With the National Minimum Wage and National Living Wage set to increase on 1 April 2017, the government has introduced a £1.7m campaign to raise awareness to that workers know how much they should legally be earning.
The current National Minimum Wage for those aged 25 and over is £7.20 and set to increase by 30p to £7.50. Elsewhere, from 1 April, the National Minimum Wage rate for other age groups too:
- Those aged 21 to 24 will receive £7.05 per hour at an increase of 10p
- Those aged 18 to 20 will receive £5.60 per hour at an increase of 5p
- Those aged 16 to 17 will receive £4.05 per hour at an increase of 5p
- Those on the apprentice rate will receive £3.50 per hour at a rate of 10p per hour
Alongside the campaign announcement, the leaders guilty of paying under the National Minimum Wage were dubbed “unscrupulous bosses”, as HMRC listed the ten utterly shameless excuses for avoiding to pay workers what they’re entitled to.
Business minister Margot James, said: “There are no excuses for underpaying staff what they are legally entitled to. This campaign will raise awareness among the lowest paid in society about what they must legally receive and I would encourage anyone who thinks they may be paid less to contact Acas as soon as possible.

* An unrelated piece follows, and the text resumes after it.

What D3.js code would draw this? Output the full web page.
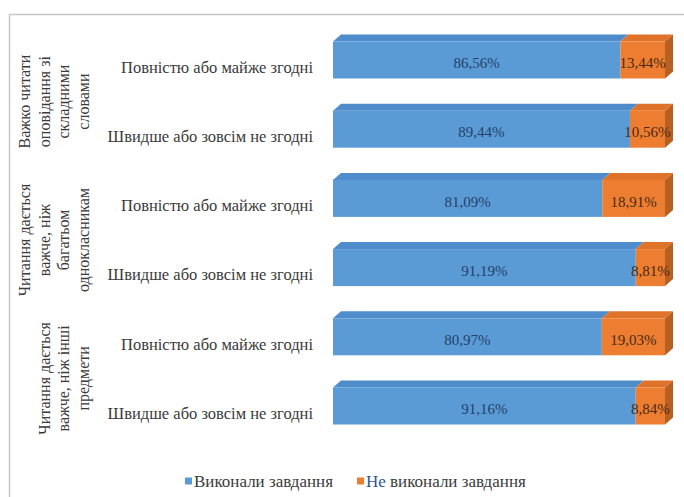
<!DOCTYPE html>
<html lang="uk">
<head>
<meta charset="utf-8">
<title>Виконання завдання</title>
<style>
  html, body { margin: 0; padding: 0; background: #fff; }
  svg { display: block; }
  svg text { font-family: 'Liberation Serif', 'DejaVu Serif', 'Times New Roman', serif; }
</style>
</head>
<body>
<script src="https://cdn.jsdelivr.net/npm/d3@7"></script>
<script>
const groups = [
  ['Важко читати', 'оповідання зі', 'складними', 'словами'],
  ['Читання дається', 'важче, ніж', 'багатьом', 'однокласникам'],
  ['Читання дається', 'важче, ніж інші', 'предмети']
]
const categories = [
  'Повністю або майже згодні',
  'Швидше або зовсім не згодні',
  'Повністю або майже згодні',
  'Швидше або зовсім не згодні',
  'Повністю або майже згодні',
  'Швидше або зовсім не згодні'
]
const done = [86.56, 89.44, 81.09, 91.19, 80.97, 91.16]
const notDone = [13.44, 10.56, 18.91, 8.81, 19.03, 8.84]
const seriesNames = ['Виконали завдання', 'Не виконали завдання']

const w = 684, h = 497
const barH = 37
const depthX = 8, depthY = 7
const front = ['#5b9bd5', '#ed7d31']
const top_ = ['#4f8ccc', '#e0732a']
const side = ['#41719c', '#b85f22']
const labelColor = ['#243f6a', '#4a2a12']

const locale = d3.formatLocale({ decimal: ',', thousands: ' ', grouping: [3], currency: ['', ''] })
const fmt = v => locale.format('.2f')(v) + '%'

const rows = categories.map((c, i) => ({ i, cat: c, vals: [done[i], notDone[i]] }))

const svg = d3.select('body').append('svg')
  .attr('width', w).attr('height', h)

// chart area border
svg.append('rect')
  .attr('x', 9.5).attr('y', 14.5)
  .attr('width', w).attr('height', h)
  .attr('fill', 'none').attr('stroke', '#c8c8c8').attr('stroke-width', 1.5)

const x = d3.scaleLinear().domain([0, 100]).range([333, 665])
const y = d3.scaleBand().domain(d3.range(rows.length)).range([32.4, 447.6])

// category labels
svg.append('g').selectAll('text')
  .data(rows)
  .join('text')
  .attr('x', 313)
  .attr('y', d => y(d.i) + y.bandwidth() / 2)
  .attr('dy', '0.35em')
  .attr('text-anchor', 'end')
  .attr('font-size', 16.5)
  .attr('fill', '#3a3a3a')
  .text(d => d.cat)

// group labels (rotated)
const gl = svg.append('g').selectAll('g')
  .data(groups)
  .join('g')
  .attr('transform', (d, gi) => {
    const yc = (y(gi * 2) + y(gi * 2 + 1) + y.bandwidth()) / 2
    return `translate(0, ${yc})`
  })
gl.selectAll('text')
  .data(d => d.map((t, k) => ({ t, k, n: d.length })))
  .join('text')
  .attr('transform', d => `translate(${83 - (d.n - 1 - d.k) * 19.5}, 0) rotate(-90)`)
  .attr('dy', '0.35em')
  .attr('text-anchor', 'middle')
  .attr('font-size', 16)
  .attr('fill', '#3a3a3a')
  .text(d => d.t)

// 3D stacked bars
const bars = svg.append('g').selectAll('g')
  .data(rows)
  .join('g')
  .attr('transform', d => `translate(0, ${y(d.i) + y.bandwidth() / 2 - 7 - barH / 2})`)

bars.each(function (d) {
  const g = d3.select(this)
  let acc = 0
  d.vals.forEach((v, s) => {
    const x0 = x(acc), x1 = x(acc + v)
    acc += v
    g.append('path')
      .attr('d', `M${x0},0 L${x0 + depthX},${-depthY} L${x1 + depthX},${-depthY} L${x1},0 Z`)
      .attr('fill', top_[s])
    g.append('rect')
      .attr('x', x0).attr('y', 0)
      .attr('width', x1 - x0).attr('height', barH)
      .attr('fill', front[s])
    if (s === d.vals.length - 1) {
      g.append('path')
        .attr('d', `M${x1},0 L${x1 + depthX},${-depthY} L${x1 + depthX},${barH - depthY} L${x1},${barH} Z`)
        .attr('fill', side[s])
    }
    g.append('text')
      .attr('x', (x0 + x1) / 2)
      .attr('y', barH / 2 + 3)
      .attr('dy', '0.35em')
      .attr('text-anchor', 'middle')
      .attr('font-size', 15)
      .attr('fill', labelColor[s])
      .text(fmt(v))
  })
})

// legend
const legend = svg.append('g').attr('transform', 'translate(185, 481)')
const items = [{ s: 0, x: 0 }, { s: 1, x: 172 }]
items.forEach(it => {
  legend.append('rect')
    .attr('x', it.x).attr('y', -3.5)
    .attr('width', 7).attr('height', 7)
    .attr('fill', front[it.s])
  const t = legend.append('text')
    .attr('x', it.x + 9)
    .attr('dy', '0.35em')
    .attr('font-size', 17)
    .attr('fill', '#3a3a3a')
  if (it.s === 1) {
    t.append('tspan').attr('fill', '#2f5597').text('Не ')
    t.append('tspan').text(seriesNames[1].slice(3))
  } else {
    t.text(seriesNames[0])
  }
})
</script>
</body>
</html>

“Every call is followed up by HMRC and we are determined to make sure everybody in work receives a fair wage.”
The ten most outrageous reasons for paying under the National Minimum Wage cited include:
(1) The employee wasn’t a good worker so I didn’t think they deserved to be paid the National Minimum Wage.
(2) It’s part of UK culture not to pay young workers for the first three months as they have to prove their ‘worth’ first.
(3) I thought it was ok to pay foreign workers below the National Minimum Wage as they aren’t British and therefore don’t have the right to be paid it.
(4) She doesn’t deserve the National Minimum Wage because she only makes the teas and sweeps the floors.
(5) I’ve got an agreement with my workers that I won’t pay them the National Minimum Wage; they understand and they even signed a contract to this effect.
(6) My accountant and I speak a different language – he doesn’t understand me and that’s why he doesn’t pay my workers the correct wages.
(7) My workers like to think of themselves as being self-employed and the National Minimum Wage doesn’t apply to people who work for themselves.
(8) My workers are often just on standby when there are no customers in the shop; I only pay them for when they’re actually serving someone.
(9) My employee is still learning so they aren’t entitled to the National Minimum Wage.
(10) The National Minimum Wage doesn’t apply to my business.